It has been a while. I drove myself up to the mountains this morning because it felt like my soul was calling for a moment to slow down. I type this newsletter on a whim today because there is just so much emotion running within me. In January earlier this year, I had driven up to this exact same cabin in the mountains. I was sitting on this very same balcony facing an incredible view when I had received a news. A news that broke my heart. I remember bawling not even crying out loud. I remember feeling like I was having a heart attack. I remember that feeling of the panic attack with so much intensity that it made me dizzy. I remember driving back home with just endless tears. The body has a weird mechanism of never forgetting. But I read a quote weeks ago; “go laugh in the places where you cried.”
August, eight months later. I came to this very spot to laugh. I sit in the very same balcony typing out this newsletter and every bone in my body is at peace. It is like one of those epiphany moments where I have nothing but gratitude for Allah. I don’t seem to have enough words that can express my gratitude, but I know in my heart that Allah knows.
The truth is sometimes I have trouble recognizing this new unleashed version of me because I had to shed out so many layers to come to this point where I am today. Was it easy? No, growth is the most uncomfortable process that an individual can go through. If there was one piece of advice, I could give my younger self today – be grateful for all the things that broke you because they were your blessing in disguise. You found Allah that is priceless.
When I look back, I see that I was struggling with my imaan – my faith. That unexpected drowning that leashed my way was Allah’s way of bringing me back to Him. My body did go down in sujood but my soul was disconnected to the unseen. It was like I lost my khushu in prayer. Khushu – the calmness, the serenity, the dignity, and the humility to bow down in humbleness to Allah not just physically but mentally.
The lack of Khushu led to learning the hardest ego crushing truth the further I was from Allah, the further I was from being myself. Sometimes my nafs would convince me that the more in tune I was with the environment around me and less with inner spiritual connection, the more I was myself. Or more so called free. I learned it was my ego talking and it had such as strong power in making me believe that. The more I was letting myself spiritually loose the more I was morphing into the shapes of everyone around me. The truth was my body, and my conscious was constantly rejecting that because the spiritual moral compass was the closest thing, I had for myself. It was and still is the only path to the purest version of myself. Allah created us all with our our individual purposes, so all the rules and morals that we follow are our paths to get there; to guide us. It's the light. It's true happiness. It's true confidence. It's peace. If you're reading this, I pray that you experience light, peace, and find that definition of joy that Allah has written for you.

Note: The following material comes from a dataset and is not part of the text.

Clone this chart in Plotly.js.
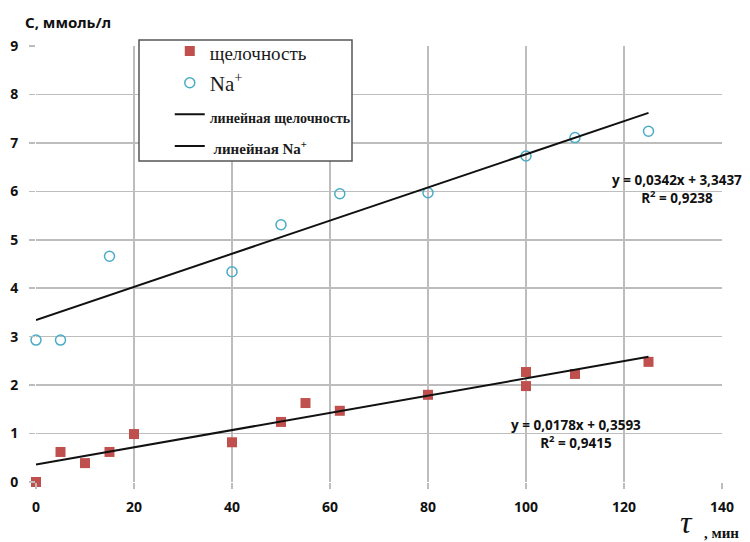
<!DOCTYPE html>
<html>
<head>
<meta charset="utf-8">
<script src="https://cdn.plot.ly/plotly-3.0.1.min.js"></script>
<style>html,body{margin:0;padding:0;background:#fff;}#chart{width:750px;height:542px;}</style>
</head>
<body>
<div id="chart"></div>
<script>
// Data
var alkX = [0, 5, 10, 15, 20, 40, 50, 55, 62, 80, 100, 100, 110, 125];
var alkY = [0, 0.62, 0.39, 0.62, 0.99, 0.82, 1.24, 1.63, 1.47, 1.80, 2.27, 1.98, 2.23, 2.48];
var naX = [0, 5, 15, 40, 50, 62, 80, 100, 110, 125];
var naY = [2.93, 2.93, 4.66, 4.34, 5.31, 5.95, 5.97, 6.73, 7.11, 7.24];
// Trendline coefficients (from the chart's equations)
var alkSlope = 0.0178, alkIntercept = 0.3593, alkR2 = 0.9415;
var naSlope = 0.0342, naIntercept = 3.3437, naR2 = 0.9238;
var trendRange = [0, 125];
var seriesNames = ["щелочность", "Na<sup>+</sup>", "линейная щелочность", "линейная Na<sup>+</sup>"];

function fmt(v) { return String(v).replace('.', ','); }
function lineY(a, b) { return trendRange.map(function (x) { return a * x + b; }); }

var traces = [
  {
    x: alkX, y: alkY, type: 'scatter', mode: 'markers', cliponaxis: false,
    name: '<span style="font-size:19px">' + seriesNames[0] + '</span>',
    marker: { symbol: 'square', size: 10, color: '#c0504d' }
  },
  {
    x: naX, y: naY, type: 'scatter', mode: 'markers', cliponaxis: false,
    name: '<span style="font-size:21px">' + seriesNames[1] + '</span>',
    marker: { symbol: 'circle-open', size: 10, color: '#4bacc6', line: { width: 1.5, color: '#4bacc6' } }
  },
  {
    x: trendRange, y: lineY(alkSlope, alkIntercept), type: 'scatter', mode: 'lines',
    name: '<span style="font-size:14px"><b>' + seriesNames[2] + '</b></span>',
    line: { color: '#111', width: 2 }
  },
  {
    x: trendRange, y: lineY(naSlope, naIntercept), type: 'scatter', mode: 'lines',
    name: '<span style="font-size:15px"><b> ' + seriesNames[3] + '</b></span>',
    line: { color: '#111', width: 2 }
  }
];

var tickFont = { family: 'Open Sans, sans-serif', size: 14, color: '#111', weight: 'bold' };
var eqFont = { family: 'Open Sans, sans-serif', size: 13.5, color: '#111', weight: 'bold' };

var layout = {
  width: 750, height: 542,
  margin: { l: 36, r: 28, t: 46, b: 60 },
  paper_bgcolor: '#fff', plot_bgcolor: '#fff',
  showlegend: true,
  legend: {
    x: 0.195, y: 1.036, xanchor: 'left', yanchor: 'top',
    bgcolor: 'rgba(0,0,0,0)', borderwidth: 0,
    font: { family: 'Liberation Serif, serif', size: 22, color: '#1a1a1a' },
    tracegroupgap: 0
  },
  xaxis: {
    range: [0, 140], dtick: 20, tick0: 0,
    showgrid: true, gridcolor: '#bdbdbd', gridwidth: 1.5,
    zeroline: false, showline: false,
    ticks: 'outside', ticklen: 6, tickcolor: '#bdbdbd', tickwidth: 1.5,
    tickfont: tickFont, ticklabelstandoff: 6, fixedrange: true
  },
  yaxis: {
    range: [0, 9], dtick: 1, tick0: 0,
    showgrid: true, gridcolor: '#bdbdbd', gridwidth: 1.5,
    zeroline: false, showline: false,
    ticks: 'outside', ticklen: 6, tickcolor: '#bdbdbd', tickwidth: 1.5,
    tickfont: tickFont, ticklabelstandoff: 8, fixedrange: true
  },
  shapes: [
    { type: 'rect', xref: 'paper', yref: 'paper', layer: 'above',
      x0: (139 - 36) / 686, x1: (352 - 36) / 686, y0: (482 - 161) / 436, y1: (482 - 40) / 436,
      fillcolor: '#ffffff', line: { color: '#555', width: 1.5 } }
  ],
  annotations: [
    { xref: 'paper', yref: 'paper', x: (677 - 36) / 686, y: (482 - 188.5) / 436,
      text: 'y = ' + fmt(naSlope) + 'x + ' + fmt(naIntercept) + '<br>R<sup>2</sup> = ' + fmt(naR2),
      showarrow: false, align: 'center', xanchor: 'center', yanchor: 'middle', font: eqFont },
    { xref: 'paper', yref: 'paper', x: (576 - 36) / 686, y: (482 - 433.5) / 436,
      text: 'y = ' + fmt(alkSlope) + 'x + ' + fmt(alkIntercept) + '<br>R<sup>2</sup> = ' + fmt(alkR2),
      showarrow: false, align: 'center', xanchor: 'center', yanchor: 'middle', font: eqFont },
    { xref: 'paper', yref: 'paper', x: (23 - 36) / 686, y: (482 - 22) / 436,
      text: 'С, ммоль/л', showarrow: false, xanchor: 'left', yanchor: 'middle',
      font: { family: 'Noto Sans, sans-serif', size: 15, color: '#111', weight: 'bold' } },
    { xref: 'paper', yref: 'paper', x: (686 - 36) / 686, y: (482 - 522) / 436,
      text: '<i>τ</i>', showarrow: false, xanchor: 'center', yanchor: 'middle',
      font: { family: 'Liberation Serif, serif', size: 32, color: '#111' } },
    { xref: 'paper', yref: 'paper', x: (702 - 36) / 686, y: (482 - 533) / 436,
      text: '<b>, мин</b>', showarrow: false, xanchor: 'left', yanchor: 'middle',
      font: { family: 'Liberation Serif, serif', size: 15, color: '#111' } }
  ]
};

Plotly.newPlot('chart', traces, layout, { staticPlot: true, displayModeBar: false });
</script>
</body>
</html>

Allah says, “Call upon me and I will respond to you.” Despite my brokenness that is all I had to do because He promised. Allah's plan is solid it doesn’t come with any flaws and your belief in Him will take you places which are well beyond your imagination. For you to do that humble yourself. Humble yourself in front of yourself. Ask yourself the questions that only you can ask yourself. Break those questions down. Understand your emotions. Understand the reaction to them. This is going to be hard. It always is.
But if your biggest enemy is your own ego and your inability to accept the divine’s plan at play then it will be your toughest battle. I can tell you this that what lies on the other end of breaking down is you becoming the version Allah created you to be. It is you getting closer to the specific purpose you were created for. Maybe you reading this is your sign to go chase the strength you are meant to be. To open new doors, we sometimes must learn how to close old doors that requires a leap. Take that leap of faith.
I needed to go back to Allah because the will of Allah won’t take me where the grace of Allah can’t protect me. I learnt that if my heart feels dead then Allah is Al-Muhyi, The Giver of life. I learnt that if I needed someone to talk to then Allah is Al-Sami, The listener. I learnt in distress that Allah is Al-Salaam, The source of peace. I learnt in depression that Allah is Al-Rafi, The one who raises. I learnt in my distance to Allah that he is Al-Qarib, The close. I learnt in my bottomless pit of weakness that Allah is Al-Qawi, The strong. I learnt in the darkness of the night that Allah is Al-Wakil, The sufficient.
But you know sitting here right now staring at this mountain I realize that Allah was protecting me all along. He was breaking me further down to humble me more than ever. Allah humbled my mountain – my nafs. He was breaking me down to teach me conviction.
“If we had sent down this Quran upon a mountain, you would have seen it humbled and splitting from the fear of Allah. And these examples we present to the people that perhaps they will give thought.” (59:21)
I don’t know if this is a wisdom of turning more greyer or I am feeling terribly old today. But I leave you with two words that I relearned this year. Resilience: the ability to find yourself in a place more foreign than anything you’ve known and making it something familiar. Making it home. Hope: something you find both, at the highest peak you will climb and the lowest place you'll be. a stubborn, dogged trust your body puts into the situation before you can.
With that I pray you heal from the things you don’t talk about.